Rate limiting is essential: request limits per IP force attackers to use distributed botnets, drastically increasing costs.

Dictionary Attacks and Common Patterns

Full brute force is inefficient against long passwords. The real threat? Dictionary attacks and credential stuffing.

Examples of weak passwords:

  • Qwertyuio1 — keyboard walk pattern.
  • Abcdefghi0 — sequential letters.
  • P@ssW0rD36 — leetspeak substitution.
  • Ghbdtn — QWERTY layout for "Hello" (in Russian).

Recommendation: Use passphrases made of 4–6 random words (from a 20,000-word dictionary: 20,000^4 = 1.6×10^17 combinations → tens of thousands of years to crack). Avoid quotes or predictable phrases; use separators like hyphens or spaces.

PIN codes (4 digits) aren’t secure due to entropy—they’re protected by attempt limits (3–10 tries) and hardware-based hash protection.

Developer Mistakes in Password Storage

Passwords should never be stored in plaintext. Instead, use strong hashing algorithms like bcrypt, Argon2, or scrypt.

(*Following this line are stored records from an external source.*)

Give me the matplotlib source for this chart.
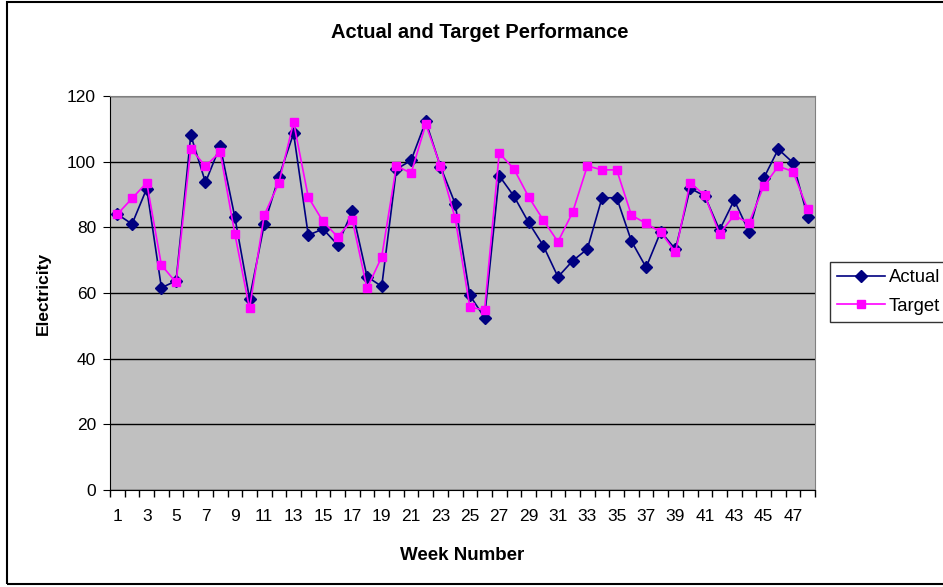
import matplotlib.pyplot as plt
from matplotlib.patches import Rectangle
import numpy as np

plt.rcParams['font.family'] = ['Liberation Sans', 'DejaVu Sans']

weeks = list(range(1, 49))
actual = [84, 81, 91.8, 61.6, 63.7, 108.1, 93.7, 104.8, 83.1, 58.3,
          80.9, 95.4, 108.6, 77.6, 79.5, 74.7, 85, 65, 62, 97.7,
          100.4, 112.3, 98.5, 87.2, 59.3, 52.5, 95.7, 89.5, 81.5, 74.4,
          64.9, 69.8, 73.4, 89, 89, 75.8, 67.8, 78.7, 73.3, 91.9,
          89.5, 79.2, 88.3, 78.7, 94.9, 103.8, 99.7, 83.2]
target = [84, 88.8, 93.6, 68.5, 63.2, 104, 98.6, 103, 78, 55.3,
          83.7, 93.6, 112, 89.2, 81.8, 77.1, 82.2, 61.4, 71, 98.7,
          96.5, 111.4, 98.7, 82.8, 55.7, 54.8, 102.6, 97.8, 89.3, 82.2,
          75.6, 84.6, 98.7, 97.5, 97.5, 83.7, 81.2, 78.5, 72.4, 93.6,
          89.7, 78, 83.7, 81.2, 92.5, 98.6, 97, 85.5]

fig = plt.figure(figsize=(9.43, 5.87), dpi=100)
ax = fig.add_axes([110/943, 1 - 490/587, 705/943, 394/587])
ax.set_facecolor('#C0C0C0')

ax.plot(weeks, actual, color='#000080', lw=1.2, marker='D', ms=6,
        mfc='#000080', mec='#000080', label='Actual', zorder=3)
ax.plot(weeks, target, color='#FF00FF', lw=1.2, marker='s', ms=5.5,
        mfc='#FF00FF', mec='#FF00FF', label='Target', zorder=4)

ax.set_xlim(0.5, 48.5)
ax.set_ylim(0, 120)
ax.set_yticks(range(0, 121, 20))
ax.yaxis.grid(True, color='black', lw=1)
ax.set_axisbelow(True)

ax.set_xticks(np.arange(0.5, 49, 1), minor=True)
ax.set_xticks(weeks[::2])
ax.set_xticklabels([str(w) for w in weeks[::2]])
ax.tick_params(axis='x', which='major', length=0, labelsize=12.5, pad=14)
ax.tick_params(axis='x', which='minor', length=5, width=1, color='black')
ax.tick_params(axis='y', length=5, labelsize=12.5, pad=5)

for side in ['top', 'right']:
    ax.spines[side].set_color('#808080')
for side in ['left', 'bottom']:
    ax.spines[side].set_color('black')

ax.set_xlabel('Week Number', fontsize=13.5, fontweight='bold', labelpad=16)
ax.set_ylabel('Electricity', fontsize=12.5, fontweight='bold', labelpad=12)
fig.text(480/943, 1 - 33/587, 'Actual and Target Performance',
         ha='center', va='center', fontsize=14.5, fontweight='bold')

leg = fig.legend(loc='center left', bbox_to_anchor=(830/943, 1 - 292/587),
                 fontsize=13.3, frameon=True, fancybox=False, edgecolor='black',
                 borderpad=0.4, handlelength=2.6, labelspacing=0.6,
                 handletextpad=0.2, borderaxespad=0)
leg.get_frame().set_linewidth(1)

fig.patches.append(Rectangle((7/943, 3/587), 950/943, 582/587, transform=fig.transFigure,
                             fill=False, edgecolor='black', lw=1.5))

fig.savefig('out.png', dpi=100)
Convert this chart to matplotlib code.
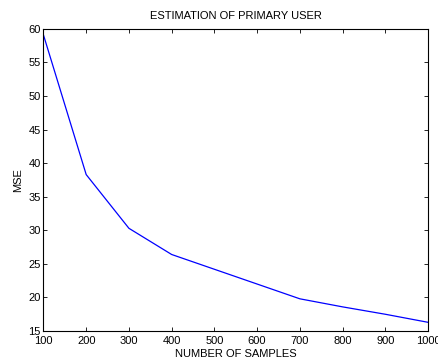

Common mistakes:

  • Storing passwords in plain text or using weak hashes like MD5/SHA-1.
  • Missing salt—making rainbow table attacks possible.
  • Weak hashing without sufficient iterations—enabling fast GPU cracking.
  • No rate limiting or CAPTCHA protections.
  • Ignoring credential stuffing checks—failing to verify if login pairs appear in breach databases (e.g., Have I Been Pwned?).

Best practices:

  • Use Argon2id with memory-hard parameters.
  • Assign a unique salt per user.
  • Implement rate limiting (e.g., 5 attempts per minute per IP).

Practical Recommendations

For users:

  • Use a unique password for each service.
  • Aim for ≥12 characters or a passphrase (4+ random words).
  • Use password managers:

* Local-only (KeePassXC): full control, manual sync.

* Cloud-based (Bitwarden): auto-sync, master password protection.

  • Enable 2FA (TOTP preferred—avoid SMS).

For developers:

  • Require passphrases or minimum 16-character passwords.
  • Hash with Argon2 (p=2, m=64MB, t=3).
  • Enforce rate limiting with exponential backoff.
  • Adopt Passkeys/WebAuthn in new systems.
  • Monitor for breaches using tools like Have I Been Pwned?

Key Takeaways

  • Length beats complexity: 95^8 offers far greater strength than 62^12.
  • Rate limiting + botnets = exponential cost increase for attackers.
  • Random word passphrases deliver >10^17 possible combinations.
  • Store only salted hashes using Argon2; plaintext = instant compromise.
  • Unique passwords prevent credential stuffing attacks.